Stealth FILUR flies into Neuron role
Saab’s stealthy unmanned FILUR demonstrator has now flown, revealed deputy CEO Ingmar Anderssen yesterday at the Dubai show. The event is a major milestone for Sweden’s UAV research program, which will be used in the design of future air vehicles and feed data into the major Neuron program.
FILUR (flying innovative low-observable unmanned research) undertook its first flight on October 10 at the Vidsel test airfield near the Arctic Circle. The successful test lasted for about 10 minutes, and provided sufficient data to allow engineers to assess flying characteristics. When flight tests resume in the late spring, it is expected that they will jump straight into the main research program, which is aimed at testing stealth aspects.
FILUR is powered by a 507-pound-thrust turbojet, weighs 121 pounds and has a wing span of just over seven feet. It has the same computer as the previous SHARC UAV vehicle, which has already demonstrated completely autonomous operation. FILUR’s basic configuration was tested in 2004 with a small-scale model known affectionately as “Baby FILUR.”
For the first flight the air vehicle’s undercarriage was fixed, but for the follow-on stealth tests it will be retractable. Subsequent flights will involve an incremental increase in autonomy, but for the maiden voyage it was hand-flown remotely, the “pilot” being provided with pictures from a forward-facing TV camera. FILUR also has removable vertical fins attached. The aircraft should be able to fly happily without them, but they were installed largely as an insurance measure for early test flights. As they are almost transparent to radar, the fins will not affect stealth measurements too much if they are retained.

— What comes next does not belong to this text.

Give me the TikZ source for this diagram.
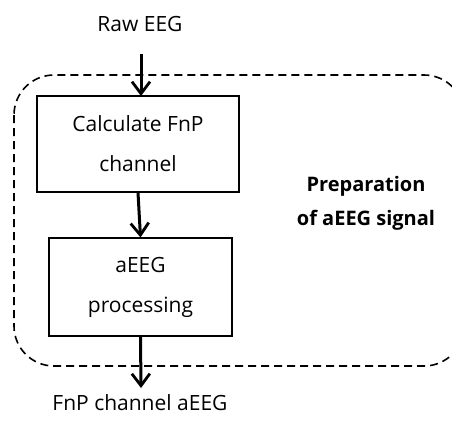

Data from the FILUR program will almost certainly be fed into the European Neuron unmanned combat air vehicle. Saab is poised to become an important partner, with low-observable technology as one of its areas of responsibility. The Swedish government is holding up permission to proceed with Neuron participation until it can digest a report received last week that details national options. Anderssen suggested that options other than Neuron participation would be too costly, or would create credibility problems for Saab–and the country as a whole–as a potential partner in multinational collaborations. A government decision was hoped for by the end of the year, but may not come until 2006.